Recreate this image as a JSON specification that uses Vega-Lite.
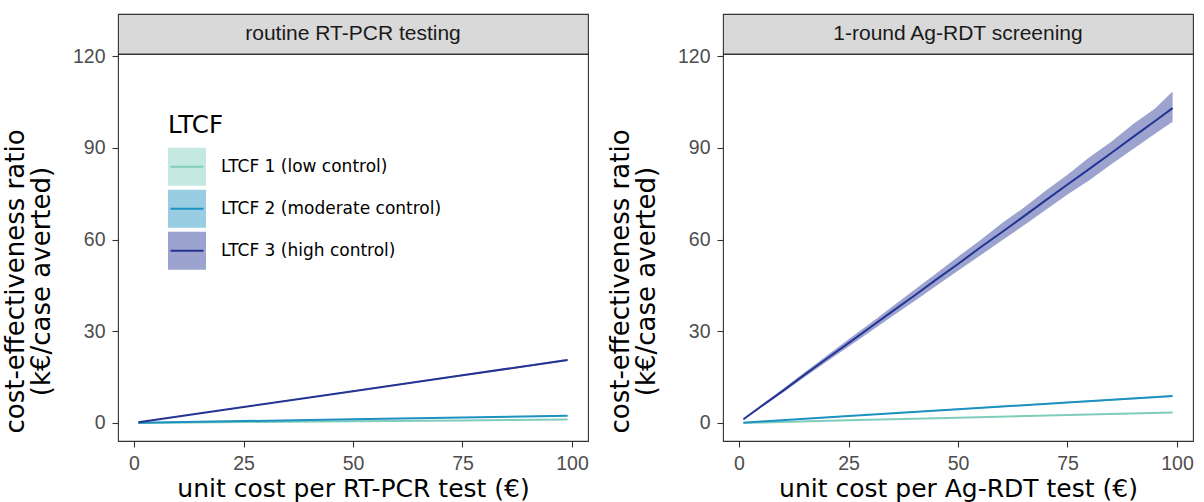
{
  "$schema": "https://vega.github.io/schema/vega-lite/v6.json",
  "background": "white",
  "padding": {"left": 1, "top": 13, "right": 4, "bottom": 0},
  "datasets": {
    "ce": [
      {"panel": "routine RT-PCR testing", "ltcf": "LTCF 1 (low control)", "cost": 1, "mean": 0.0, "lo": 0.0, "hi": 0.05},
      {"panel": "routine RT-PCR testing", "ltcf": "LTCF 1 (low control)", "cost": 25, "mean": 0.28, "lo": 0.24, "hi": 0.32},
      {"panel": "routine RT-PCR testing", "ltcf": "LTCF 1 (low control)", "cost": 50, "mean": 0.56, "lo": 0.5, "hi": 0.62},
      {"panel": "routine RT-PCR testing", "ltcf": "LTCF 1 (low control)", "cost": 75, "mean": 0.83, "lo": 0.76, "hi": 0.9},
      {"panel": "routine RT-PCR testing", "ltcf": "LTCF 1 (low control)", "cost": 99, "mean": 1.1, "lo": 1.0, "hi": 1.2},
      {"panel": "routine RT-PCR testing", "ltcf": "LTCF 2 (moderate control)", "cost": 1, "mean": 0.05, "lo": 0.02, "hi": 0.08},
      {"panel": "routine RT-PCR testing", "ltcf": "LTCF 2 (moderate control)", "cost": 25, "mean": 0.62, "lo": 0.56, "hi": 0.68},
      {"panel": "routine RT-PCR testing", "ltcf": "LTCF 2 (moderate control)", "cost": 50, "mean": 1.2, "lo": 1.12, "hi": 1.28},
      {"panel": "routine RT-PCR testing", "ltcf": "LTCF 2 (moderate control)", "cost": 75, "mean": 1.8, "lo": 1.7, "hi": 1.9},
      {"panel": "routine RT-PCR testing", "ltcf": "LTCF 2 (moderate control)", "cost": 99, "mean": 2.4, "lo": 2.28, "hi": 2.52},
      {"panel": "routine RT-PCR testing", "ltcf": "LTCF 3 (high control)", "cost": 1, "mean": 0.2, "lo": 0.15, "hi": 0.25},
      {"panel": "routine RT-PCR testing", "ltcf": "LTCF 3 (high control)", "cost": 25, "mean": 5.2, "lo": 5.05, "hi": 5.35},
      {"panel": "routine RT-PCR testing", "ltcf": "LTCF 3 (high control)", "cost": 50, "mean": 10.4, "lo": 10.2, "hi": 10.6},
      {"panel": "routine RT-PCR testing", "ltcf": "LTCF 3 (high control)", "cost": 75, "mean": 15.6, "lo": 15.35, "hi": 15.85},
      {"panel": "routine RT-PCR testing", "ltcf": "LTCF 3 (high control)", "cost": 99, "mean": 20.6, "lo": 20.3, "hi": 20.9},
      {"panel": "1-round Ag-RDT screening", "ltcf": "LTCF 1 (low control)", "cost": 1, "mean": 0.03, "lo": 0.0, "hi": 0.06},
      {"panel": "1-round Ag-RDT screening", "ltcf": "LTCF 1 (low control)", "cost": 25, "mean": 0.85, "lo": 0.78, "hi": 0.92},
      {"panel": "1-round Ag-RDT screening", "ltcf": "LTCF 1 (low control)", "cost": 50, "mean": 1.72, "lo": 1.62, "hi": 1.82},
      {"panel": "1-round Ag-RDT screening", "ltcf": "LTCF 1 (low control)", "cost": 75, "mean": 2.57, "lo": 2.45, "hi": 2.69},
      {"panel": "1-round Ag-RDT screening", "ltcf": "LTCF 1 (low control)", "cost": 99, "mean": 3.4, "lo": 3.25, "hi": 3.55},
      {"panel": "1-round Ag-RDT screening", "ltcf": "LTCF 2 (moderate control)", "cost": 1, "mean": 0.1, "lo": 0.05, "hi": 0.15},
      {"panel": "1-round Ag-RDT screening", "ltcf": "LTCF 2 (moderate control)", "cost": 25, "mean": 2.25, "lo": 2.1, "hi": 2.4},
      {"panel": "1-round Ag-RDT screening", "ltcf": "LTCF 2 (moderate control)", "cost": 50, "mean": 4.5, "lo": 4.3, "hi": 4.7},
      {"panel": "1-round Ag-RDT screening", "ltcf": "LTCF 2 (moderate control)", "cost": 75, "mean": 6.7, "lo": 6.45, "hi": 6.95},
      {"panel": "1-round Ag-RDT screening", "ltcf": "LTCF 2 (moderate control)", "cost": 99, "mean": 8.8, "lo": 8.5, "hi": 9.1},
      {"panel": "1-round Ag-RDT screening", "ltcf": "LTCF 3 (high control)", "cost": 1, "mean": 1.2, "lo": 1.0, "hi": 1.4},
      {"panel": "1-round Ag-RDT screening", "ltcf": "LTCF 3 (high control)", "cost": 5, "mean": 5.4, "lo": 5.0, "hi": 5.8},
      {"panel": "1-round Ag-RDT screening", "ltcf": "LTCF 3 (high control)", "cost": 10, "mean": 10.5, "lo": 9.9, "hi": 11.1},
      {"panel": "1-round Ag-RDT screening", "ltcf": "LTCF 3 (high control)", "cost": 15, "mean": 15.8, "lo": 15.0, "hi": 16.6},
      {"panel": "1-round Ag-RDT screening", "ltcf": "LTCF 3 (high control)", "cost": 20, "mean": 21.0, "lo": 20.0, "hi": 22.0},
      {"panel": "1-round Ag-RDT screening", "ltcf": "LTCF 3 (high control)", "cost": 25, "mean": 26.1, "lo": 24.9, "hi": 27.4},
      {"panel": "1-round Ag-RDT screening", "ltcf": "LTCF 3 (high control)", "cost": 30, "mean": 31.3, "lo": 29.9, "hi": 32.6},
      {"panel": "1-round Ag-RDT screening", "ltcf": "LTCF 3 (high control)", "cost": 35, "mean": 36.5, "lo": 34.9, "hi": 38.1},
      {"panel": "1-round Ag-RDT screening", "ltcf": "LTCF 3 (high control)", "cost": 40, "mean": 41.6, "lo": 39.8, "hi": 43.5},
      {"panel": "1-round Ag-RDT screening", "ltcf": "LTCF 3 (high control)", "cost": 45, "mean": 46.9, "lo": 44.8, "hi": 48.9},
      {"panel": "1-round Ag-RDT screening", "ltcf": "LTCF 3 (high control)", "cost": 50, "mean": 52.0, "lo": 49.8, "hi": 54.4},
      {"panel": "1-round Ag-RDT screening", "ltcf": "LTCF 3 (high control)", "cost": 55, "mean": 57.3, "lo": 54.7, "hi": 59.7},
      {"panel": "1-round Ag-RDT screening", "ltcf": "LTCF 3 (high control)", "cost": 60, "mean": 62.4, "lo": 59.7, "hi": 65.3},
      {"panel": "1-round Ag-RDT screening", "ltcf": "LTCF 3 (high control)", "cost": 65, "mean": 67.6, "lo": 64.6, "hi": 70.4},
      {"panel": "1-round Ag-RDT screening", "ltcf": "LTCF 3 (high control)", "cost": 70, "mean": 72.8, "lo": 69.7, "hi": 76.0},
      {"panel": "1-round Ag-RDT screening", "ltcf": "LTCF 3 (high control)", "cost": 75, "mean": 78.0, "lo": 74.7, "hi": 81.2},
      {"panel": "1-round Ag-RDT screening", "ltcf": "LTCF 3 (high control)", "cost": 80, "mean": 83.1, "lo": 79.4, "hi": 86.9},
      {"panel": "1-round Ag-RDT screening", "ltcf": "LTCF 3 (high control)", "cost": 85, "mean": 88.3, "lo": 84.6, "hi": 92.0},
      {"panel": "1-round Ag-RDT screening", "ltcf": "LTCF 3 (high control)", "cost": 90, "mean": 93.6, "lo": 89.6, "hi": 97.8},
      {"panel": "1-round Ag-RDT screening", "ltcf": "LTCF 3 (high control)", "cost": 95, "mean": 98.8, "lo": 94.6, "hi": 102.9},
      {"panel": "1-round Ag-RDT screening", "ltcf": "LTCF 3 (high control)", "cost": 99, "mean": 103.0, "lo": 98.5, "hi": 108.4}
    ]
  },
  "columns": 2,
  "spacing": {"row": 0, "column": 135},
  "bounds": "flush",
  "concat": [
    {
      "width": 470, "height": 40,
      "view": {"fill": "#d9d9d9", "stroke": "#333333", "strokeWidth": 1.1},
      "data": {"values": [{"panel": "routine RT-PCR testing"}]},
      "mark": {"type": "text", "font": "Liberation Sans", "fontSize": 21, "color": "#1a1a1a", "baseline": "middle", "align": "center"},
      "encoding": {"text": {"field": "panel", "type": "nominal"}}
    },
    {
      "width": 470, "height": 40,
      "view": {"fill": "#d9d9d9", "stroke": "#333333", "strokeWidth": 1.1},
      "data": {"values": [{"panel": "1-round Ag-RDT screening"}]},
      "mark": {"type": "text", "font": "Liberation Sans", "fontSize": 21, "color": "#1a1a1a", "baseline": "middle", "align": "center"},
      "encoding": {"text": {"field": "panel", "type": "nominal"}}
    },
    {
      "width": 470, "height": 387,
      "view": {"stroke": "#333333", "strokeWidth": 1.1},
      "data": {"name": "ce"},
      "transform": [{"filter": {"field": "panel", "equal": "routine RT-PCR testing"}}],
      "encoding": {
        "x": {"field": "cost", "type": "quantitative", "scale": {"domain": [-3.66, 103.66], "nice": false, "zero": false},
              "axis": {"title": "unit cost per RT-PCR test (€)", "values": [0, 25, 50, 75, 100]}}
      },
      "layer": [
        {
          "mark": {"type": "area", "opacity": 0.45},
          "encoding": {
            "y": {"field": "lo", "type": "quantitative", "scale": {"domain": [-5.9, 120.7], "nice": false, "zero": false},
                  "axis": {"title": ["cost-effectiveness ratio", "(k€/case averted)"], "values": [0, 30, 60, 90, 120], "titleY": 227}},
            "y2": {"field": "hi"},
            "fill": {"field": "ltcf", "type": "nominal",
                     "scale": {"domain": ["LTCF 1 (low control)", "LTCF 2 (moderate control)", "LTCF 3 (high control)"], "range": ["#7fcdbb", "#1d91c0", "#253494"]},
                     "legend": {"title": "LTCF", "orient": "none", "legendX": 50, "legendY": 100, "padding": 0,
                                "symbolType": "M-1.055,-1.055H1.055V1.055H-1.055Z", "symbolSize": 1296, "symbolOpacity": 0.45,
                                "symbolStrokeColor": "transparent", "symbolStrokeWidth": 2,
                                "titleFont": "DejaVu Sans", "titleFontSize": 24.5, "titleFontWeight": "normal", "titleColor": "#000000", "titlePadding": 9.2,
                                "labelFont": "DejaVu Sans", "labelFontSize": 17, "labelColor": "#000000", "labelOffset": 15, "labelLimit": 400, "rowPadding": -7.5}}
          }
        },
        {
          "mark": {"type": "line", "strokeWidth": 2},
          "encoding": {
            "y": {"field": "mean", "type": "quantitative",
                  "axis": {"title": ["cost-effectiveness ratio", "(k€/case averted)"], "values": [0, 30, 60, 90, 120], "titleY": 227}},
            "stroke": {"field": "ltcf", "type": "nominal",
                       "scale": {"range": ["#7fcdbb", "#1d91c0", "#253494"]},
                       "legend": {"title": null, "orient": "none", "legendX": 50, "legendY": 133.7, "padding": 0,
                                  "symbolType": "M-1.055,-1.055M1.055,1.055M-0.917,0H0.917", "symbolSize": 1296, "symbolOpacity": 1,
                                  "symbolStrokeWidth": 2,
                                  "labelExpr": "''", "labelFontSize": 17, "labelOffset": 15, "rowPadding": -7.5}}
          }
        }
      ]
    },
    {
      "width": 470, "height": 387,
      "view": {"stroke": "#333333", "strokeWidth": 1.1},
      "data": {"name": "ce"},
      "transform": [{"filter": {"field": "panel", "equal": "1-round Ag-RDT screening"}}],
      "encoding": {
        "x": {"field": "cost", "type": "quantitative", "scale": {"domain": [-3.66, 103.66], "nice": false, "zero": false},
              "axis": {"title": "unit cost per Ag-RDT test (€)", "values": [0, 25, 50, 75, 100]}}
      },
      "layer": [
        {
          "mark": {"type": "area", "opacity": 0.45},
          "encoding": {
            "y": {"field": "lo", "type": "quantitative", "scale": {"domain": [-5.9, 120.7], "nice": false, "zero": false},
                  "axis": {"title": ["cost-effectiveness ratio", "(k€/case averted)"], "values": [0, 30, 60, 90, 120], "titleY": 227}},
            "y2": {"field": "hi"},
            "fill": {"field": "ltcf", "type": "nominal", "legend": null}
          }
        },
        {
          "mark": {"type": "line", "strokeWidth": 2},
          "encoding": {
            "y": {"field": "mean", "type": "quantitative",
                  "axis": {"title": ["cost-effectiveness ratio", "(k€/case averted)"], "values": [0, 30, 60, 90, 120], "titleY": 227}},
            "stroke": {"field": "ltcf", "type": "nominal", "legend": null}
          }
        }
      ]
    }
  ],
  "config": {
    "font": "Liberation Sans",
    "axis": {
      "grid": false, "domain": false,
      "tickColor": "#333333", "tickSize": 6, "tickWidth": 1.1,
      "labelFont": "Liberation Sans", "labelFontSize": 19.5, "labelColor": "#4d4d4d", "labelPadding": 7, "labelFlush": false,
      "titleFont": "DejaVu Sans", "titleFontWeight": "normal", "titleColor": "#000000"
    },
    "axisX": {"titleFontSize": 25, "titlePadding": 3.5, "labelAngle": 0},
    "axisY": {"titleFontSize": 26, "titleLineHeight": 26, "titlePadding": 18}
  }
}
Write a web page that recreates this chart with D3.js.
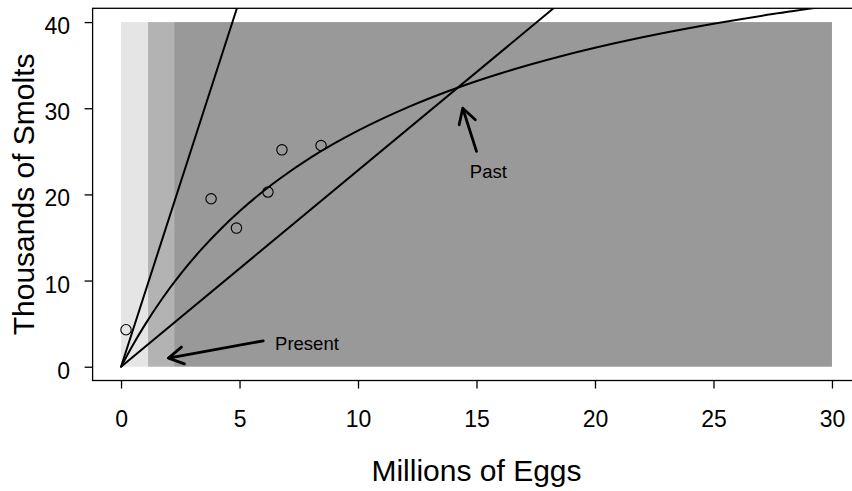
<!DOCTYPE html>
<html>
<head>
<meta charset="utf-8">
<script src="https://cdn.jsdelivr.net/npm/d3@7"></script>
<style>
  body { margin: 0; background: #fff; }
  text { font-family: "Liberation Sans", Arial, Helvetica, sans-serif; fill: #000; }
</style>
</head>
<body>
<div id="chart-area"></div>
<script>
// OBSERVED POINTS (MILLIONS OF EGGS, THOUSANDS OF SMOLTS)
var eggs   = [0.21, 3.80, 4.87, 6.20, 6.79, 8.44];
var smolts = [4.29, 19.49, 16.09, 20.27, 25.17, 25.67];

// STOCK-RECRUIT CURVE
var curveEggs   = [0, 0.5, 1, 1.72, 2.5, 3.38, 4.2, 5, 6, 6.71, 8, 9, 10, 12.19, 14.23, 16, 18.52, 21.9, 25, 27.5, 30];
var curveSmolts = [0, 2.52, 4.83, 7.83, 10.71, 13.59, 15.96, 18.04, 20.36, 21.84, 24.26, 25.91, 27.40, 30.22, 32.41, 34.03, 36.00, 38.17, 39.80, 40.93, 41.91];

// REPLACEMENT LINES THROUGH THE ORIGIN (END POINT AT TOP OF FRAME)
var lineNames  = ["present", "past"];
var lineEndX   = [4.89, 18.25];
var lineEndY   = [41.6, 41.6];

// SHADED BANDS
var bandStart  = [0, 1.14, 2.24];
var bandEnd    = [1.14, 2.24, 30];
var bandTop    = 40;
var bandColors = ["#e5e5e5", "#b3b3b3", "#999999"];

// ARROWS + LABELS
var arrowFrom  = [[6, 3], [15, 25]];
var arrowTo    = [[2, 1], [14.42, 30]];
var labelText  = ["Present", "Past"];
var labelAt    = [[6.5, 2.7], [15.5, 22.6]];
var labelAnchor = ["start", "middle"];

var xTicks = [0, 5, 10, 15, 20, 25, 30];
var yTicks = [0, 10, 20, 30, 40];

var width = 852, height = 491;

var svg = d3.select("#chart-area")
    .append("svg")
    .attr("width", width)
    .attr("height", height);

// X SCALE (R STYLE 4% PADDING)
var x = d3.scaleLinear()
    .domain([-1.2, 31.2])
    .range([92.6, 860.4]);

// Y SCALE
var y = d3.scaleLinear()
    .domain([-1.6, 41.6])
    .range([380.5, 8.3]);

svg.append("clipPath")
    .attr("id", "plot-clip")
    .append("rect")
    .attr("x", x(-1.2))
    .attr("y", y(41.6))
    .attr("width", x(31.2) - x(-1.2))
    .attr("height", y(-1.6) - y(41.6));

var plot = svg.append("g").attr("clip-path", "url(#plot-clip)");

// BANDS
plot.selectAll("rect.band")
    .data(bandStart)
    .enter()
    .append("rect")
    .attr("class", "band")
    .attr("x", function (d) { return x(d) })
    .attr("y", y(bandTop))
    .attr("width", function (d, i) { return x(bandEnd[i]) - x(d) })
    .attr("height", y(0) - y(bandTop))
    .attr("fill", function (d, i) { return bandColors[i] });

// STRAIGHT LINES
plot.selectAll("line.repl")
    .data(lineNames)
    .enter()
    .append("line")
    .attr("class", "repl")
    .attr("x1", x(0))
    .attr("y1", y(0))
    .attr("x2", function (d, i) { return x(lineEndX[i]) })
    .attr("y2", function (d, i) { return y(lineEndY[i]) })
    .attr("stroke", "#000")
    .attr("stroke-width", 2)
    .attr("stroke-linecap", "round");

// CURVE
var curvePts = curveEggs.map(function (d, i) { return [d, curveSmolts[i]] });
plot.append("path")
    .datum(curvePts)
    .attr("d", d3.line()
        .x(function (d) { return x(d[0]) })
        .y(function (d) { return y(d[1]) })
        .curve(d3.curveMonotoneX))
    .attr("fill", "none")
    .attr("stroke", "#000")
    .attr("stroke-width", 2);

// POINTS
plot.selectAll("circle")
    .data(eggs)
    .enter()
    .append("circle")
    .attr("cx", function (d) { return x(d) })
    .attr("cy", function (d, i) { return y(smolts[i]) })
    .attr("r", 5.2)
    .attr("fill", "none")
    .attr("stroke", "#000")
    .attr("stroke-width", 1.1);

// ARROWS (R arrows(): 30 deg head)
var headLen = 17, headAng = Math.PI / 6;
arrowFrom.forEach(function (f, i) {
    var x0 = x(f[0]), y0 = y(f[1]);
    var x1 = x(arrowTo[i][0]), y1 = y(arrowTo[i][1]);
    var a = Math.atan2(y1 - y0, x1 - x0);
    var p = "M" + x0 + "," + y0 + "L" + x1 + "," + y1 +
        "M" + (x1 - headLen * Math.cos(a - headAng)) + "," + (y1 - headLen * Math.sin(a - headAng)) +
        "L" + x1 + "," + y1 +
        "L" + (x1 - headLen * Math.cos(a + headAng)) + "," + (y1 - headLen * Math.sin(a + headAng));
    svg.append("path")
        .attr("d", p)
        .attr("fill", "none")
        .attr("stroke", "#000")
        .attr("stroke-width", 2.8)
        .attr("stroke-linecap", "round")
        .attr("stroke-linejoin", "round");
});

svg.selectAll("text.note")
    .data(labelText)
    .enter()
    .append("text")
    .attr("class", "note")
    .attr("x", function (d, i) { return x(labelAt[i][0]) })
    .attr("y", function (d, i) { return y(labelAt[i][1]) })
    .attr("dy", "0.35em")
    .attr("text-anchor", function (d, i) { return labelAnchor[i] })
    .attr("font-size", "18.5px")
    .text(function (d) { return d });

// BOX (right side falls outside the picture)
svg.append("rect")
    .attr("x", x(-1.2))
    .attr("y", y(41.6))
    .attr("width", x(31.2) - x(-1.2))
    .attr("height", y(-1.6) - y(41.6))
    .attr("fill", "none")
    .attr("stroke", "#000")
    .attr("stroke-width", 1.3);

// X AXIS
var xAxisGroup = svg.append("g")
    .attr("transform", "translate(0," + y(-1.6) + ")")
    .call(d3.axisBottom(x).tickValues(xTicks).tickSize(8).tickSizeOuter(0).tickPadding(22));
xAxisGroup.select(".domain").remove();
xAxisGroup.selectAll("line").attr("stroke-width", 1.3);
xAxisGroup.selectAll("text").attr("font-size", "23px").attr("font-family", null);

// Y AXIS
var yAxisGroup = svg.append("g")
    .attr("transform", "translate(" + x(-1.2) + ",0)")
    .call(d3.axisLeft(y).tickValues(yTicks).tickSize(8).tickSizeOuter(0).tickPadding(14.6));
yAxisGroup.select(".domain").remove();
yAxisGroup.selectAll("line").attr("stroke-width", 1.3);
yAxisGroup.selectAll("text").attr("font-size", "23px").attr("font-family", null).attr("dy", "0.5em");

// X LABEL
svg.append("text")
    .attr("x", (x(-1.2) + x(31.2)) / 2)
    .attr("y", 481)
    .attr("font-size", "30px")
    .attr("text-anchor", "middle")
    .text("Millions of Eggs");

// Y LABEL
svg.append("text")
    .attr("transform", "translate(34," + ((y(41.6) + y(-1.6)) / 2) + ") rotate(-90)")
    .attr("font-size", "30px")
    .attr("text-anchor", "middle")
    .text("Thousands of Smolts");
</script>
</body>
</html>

DIRECTIONS
Look through the records and count each line that holds "chart". Write only the total.

FULL OUTPUT
3